110th Anniversary Look Back

110th Anniversary Look Back - Day 76

Continuing with the piece Freeport iNK did on us back in 2000...

"It was an interesting concept: take the work of a riding a bike by adding a motor to it. Hey, call it a "motor-cycle", so people know that they're getting. And sell it in bike shops, right next to the other bicycles.

It was so simple, it was beautiful.

And that's exactly what two Freeport men thought when they first saw the contraption, made by the Harley-Davidson Motorcycle Company in Milwaukee, over 90 years ago. They decided to thought the idea was so ingenious, they were among the first to jump on the bandwagon.

In fact, when it came to selling the motorized bicycles, they were the first in the world.

Although Harley-Davidson Motorcycle Company was first established in 1903, it would be a few more years before Freeport would enter the company's history books.

It all started in 1909, when two young brothers, Julius and Joseph Kegel, decided to open a bicycle shop in downtown Freeport.

Within two years, the Kegel brothers were peddling a revolutionary mode of transportation to its pedaling customers - a motorcycle. While there is plenty of documentation to prove Kegels were selling Harley-Davidsons in 1911, there is some evidence to indicated they may actually started in 1910.

Either way, Kegel's became the world's first Harley-Davidson dealership. For over a decade, the brothers would continue to sell both motorized and non-motorized bikes out of their Freeport store. They sold Excelsior, Pierce Arrow, Racycle, and Harley-Davidson motorcycles.

And they raced. Motorcycle racing was one of the hottest things happening back then, and the Kegel brothers were regulars on the racing circuit, riding with the best of them.
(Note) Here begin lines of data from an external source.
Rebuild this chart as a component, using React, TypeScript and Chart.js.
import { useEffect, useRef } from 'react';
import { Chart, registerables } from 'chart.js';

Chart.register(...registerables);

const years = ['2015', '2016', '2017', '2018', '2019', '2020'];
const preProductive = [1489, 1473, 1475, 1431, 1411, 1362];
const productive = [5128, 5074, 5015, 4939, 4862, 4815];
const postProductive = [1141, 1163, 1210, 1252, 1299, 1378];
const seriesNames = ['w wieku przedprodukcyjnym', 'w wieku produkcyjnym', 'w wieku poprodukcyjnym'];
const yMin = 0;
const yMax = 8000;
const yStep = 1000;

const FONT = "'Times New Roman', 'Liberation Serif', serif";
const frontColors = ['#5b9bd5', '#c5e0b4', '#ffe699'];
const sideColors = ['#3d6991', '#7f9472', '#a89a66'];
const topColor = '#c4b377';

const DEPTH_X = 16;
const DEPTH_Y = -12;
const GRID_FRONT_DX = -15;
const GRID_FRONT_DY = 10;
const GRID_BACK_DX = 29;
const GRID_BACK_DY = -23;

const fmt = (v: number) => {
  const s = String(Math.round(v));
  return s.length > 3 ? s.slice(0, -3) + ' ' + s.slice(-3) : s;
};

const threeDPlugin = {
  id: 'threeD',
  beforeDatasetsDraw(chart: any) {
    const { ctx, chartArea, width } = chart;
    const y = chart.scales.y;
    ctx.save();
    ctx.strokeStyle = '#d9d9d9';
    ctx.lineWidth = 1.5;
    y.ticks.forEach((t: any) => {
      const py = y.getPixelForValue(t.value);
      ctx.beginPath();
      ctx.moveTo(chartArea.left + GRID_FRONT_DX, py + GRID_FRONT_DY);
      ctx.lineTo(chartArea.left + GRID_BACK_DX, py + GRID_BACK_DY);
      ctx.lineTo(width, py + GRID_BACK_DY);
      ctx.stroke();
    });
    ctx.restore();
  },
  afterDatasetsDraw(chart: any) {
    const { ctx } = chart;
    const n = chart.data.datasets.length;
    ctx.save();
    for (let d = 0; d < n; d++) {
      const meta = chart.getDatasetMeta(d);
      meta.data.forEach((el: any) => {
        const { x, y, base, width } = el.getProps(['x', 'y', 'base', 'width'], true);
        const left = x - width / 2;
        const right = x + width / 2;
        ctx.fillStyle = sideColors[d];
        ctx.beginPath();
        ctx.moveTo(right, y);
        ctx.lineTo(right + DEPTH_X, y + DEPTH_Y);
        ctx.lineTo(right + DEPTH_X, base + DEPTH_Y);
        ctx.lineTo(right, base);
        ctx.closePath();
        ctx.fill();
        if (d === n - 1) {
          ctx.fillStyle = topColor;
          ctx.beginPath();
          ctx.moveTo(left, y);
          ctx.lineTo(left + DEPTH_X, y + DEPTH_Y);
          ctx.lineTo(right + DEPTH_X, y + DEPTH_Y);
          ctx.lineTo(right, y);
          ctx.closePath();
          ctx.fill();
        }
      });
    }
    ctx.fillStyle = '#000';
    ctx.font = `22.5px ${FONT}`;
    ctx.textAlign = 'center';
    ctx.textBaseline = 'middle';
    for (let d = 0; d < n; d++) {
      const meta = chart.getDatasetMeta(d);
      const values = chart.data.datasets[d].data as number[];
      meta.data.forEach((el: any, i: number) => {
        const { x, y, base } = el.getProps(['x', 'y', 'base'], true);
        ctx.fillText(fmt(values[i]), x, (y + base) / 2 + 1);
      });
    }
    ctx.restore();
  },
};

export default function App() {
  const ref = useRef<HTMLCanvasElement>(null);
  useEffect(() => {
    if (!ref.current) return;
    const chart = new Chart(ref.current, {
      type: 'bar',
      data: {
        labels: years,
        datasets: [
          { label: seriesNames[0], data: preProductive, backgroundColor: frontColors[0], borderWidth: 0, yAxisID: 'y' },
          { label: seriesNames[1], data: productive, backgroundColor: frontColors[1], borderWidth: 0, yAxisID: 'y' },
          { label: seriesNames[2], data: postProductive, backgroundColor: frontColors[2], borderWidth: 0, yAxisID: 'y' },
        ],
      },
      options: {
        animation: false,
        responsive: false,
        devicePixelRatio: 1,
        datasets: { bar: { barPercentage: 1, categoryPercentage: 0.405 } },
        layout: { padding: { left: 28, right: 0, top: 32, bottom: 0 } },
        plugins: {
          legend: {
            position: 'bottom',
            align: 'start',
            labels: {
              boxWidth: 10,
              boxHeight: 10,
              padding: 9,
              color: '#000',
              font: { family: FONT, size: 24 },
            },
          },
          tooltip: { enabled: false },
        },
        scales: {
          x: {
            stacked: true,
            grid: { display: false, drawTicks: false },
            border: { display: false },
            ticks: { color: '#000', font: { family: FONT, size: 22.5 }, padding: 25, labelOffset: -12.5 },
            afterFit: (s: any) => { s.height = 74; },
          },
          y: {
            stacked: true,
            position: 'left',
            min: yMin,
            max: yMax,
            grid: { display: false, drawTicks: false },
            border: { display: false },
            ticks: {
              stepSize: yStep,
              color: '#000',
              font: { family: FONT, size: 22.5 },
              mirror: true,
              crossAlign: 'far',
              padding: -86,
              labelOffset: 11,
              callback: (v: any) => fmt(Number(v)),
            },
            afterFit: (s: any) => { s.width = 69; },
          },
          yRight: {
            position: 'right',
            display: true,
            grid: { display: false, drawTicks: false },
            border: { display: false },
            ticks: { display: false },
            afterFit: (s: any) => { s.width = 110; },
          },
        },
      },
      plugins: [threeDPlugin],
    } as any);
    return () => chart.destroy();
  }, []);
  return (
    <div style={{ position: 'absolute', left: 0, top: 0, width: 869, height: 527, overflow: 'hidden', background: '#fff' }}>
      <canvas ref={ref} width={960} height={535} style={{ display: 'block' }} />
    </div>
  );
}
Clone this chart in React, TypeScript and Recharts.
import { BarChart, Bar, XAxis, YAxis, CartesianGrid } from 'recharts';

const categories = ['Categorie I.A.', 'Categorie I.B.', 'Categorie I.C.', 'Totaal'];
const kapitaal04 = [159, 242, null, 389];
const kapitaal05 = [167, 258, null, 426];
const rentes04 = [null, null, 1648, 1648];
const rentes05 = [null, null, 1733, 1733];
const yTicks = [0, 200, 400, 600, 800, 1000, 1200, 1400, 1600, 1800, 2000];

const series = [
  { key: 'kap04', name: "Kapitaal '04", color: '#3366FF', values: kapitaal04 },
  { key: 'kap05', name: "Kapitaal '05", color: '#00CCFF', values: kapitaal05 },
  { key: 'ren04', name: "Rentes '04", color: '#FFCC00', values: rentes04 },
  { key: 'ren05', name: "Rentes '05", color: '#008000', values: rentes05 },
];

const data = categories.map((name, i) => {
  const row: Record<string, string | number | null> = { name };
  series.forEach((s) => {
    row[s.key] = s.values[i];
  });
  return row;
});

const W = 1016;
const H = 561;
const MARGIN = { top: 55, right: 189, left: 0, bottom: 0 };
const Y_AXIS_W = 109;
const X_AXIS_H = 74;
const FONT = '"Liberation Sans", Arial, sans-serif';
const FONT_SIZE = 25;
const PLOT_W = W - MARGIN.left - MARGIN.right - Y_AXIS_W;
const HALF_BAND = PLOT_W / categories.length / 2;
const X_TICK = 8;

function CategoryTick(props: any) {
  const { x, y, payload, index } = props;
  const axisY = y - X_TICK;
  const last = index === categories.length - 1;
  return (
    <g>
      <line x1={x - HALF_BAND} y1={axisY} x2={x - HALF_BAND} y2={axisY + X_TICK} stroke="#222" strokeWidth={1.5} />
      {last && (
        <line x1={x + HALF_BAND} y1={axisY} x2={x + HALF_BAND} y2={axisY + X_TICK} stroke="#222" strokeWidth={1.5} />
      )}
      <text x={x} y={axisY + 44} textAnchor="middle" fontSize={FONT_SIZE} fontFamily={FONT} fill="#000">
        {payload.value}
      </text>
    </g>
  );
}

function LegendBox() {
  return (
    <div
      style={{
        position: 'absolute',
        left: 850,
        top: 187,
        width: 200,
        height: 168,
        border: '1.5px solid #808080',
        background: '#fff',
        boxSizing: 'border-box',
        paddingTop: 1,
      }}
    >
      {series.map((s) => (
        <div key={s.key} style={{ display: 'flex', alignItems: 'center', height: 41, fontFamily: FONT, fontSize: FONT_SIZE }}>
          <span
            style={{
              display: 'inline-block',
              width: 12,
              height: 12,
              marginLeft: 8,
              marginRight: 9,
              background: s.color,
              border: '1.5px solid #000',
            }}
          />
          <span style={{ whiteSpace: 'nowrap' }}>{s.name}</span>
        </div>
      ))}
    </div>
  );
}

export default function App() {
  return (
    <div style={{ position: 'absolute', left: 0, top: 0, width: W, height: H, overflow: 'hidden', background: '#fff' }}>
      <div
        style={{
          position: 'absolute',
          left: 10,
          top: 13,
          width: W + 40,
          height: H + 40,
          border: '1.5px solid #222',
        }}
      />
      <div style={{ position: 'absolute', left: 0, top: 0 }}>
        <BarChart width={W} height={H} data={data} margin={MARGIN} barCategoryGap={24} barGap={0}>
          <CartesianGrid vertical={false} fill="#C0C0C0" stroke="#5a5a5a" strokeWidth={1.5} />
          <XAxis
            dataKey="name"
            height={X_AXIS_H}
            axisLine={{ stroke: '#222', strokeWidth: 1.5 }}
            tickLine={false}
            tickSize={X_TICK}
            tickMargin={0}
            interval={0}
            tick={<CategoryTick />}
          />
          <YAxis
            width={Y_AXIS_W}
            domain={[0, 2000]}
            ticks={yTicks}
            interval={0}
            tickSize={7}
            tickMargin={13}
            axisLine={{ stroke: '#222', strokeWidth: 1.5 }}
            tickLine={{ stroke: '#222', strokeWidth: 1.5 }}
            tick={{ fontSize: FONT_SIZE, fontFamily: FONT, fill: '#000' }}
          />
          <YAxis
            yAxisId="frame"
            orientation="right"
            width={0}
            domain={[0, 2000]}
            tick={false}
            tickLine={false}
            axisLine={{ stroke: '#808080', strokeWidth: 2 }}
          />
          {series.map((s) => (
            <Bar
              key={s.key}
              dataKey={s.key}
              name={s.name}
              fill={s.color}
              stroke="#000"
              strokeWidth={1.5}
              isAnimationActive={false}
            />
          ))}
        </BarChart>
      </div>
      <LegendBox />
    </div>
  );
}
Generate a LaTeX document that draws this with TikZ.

Joseph preferred the Harley-Davidson, but Julius rode an Excelsior.

But in 1917, a world war took Julius overseas, where motorcycles were being used in by the army to expedite communication and transportation. After Julius enlisted in the army, he was sent to England, where his knowledge of motorcycles was put to use in the Motorcycle Corps. He was assigned to ride the countryside in an English Rover with a side-car, delivering messages between units. Joseph stayed behind to tend to the family business.

After the war, Julius returned to Freeport and the bicycle shop.

But in 1923, the two brothers decided it was time to diversify a little bit. Joseph took the Harley-Davidson sales operations and moved to Rockford, starting Rockford Motorcycle Sales Company. The companies were separate, but remained under family control.

As the decades wore on, the name Kegel was synonymous with cycling in both Freeport and Rockford.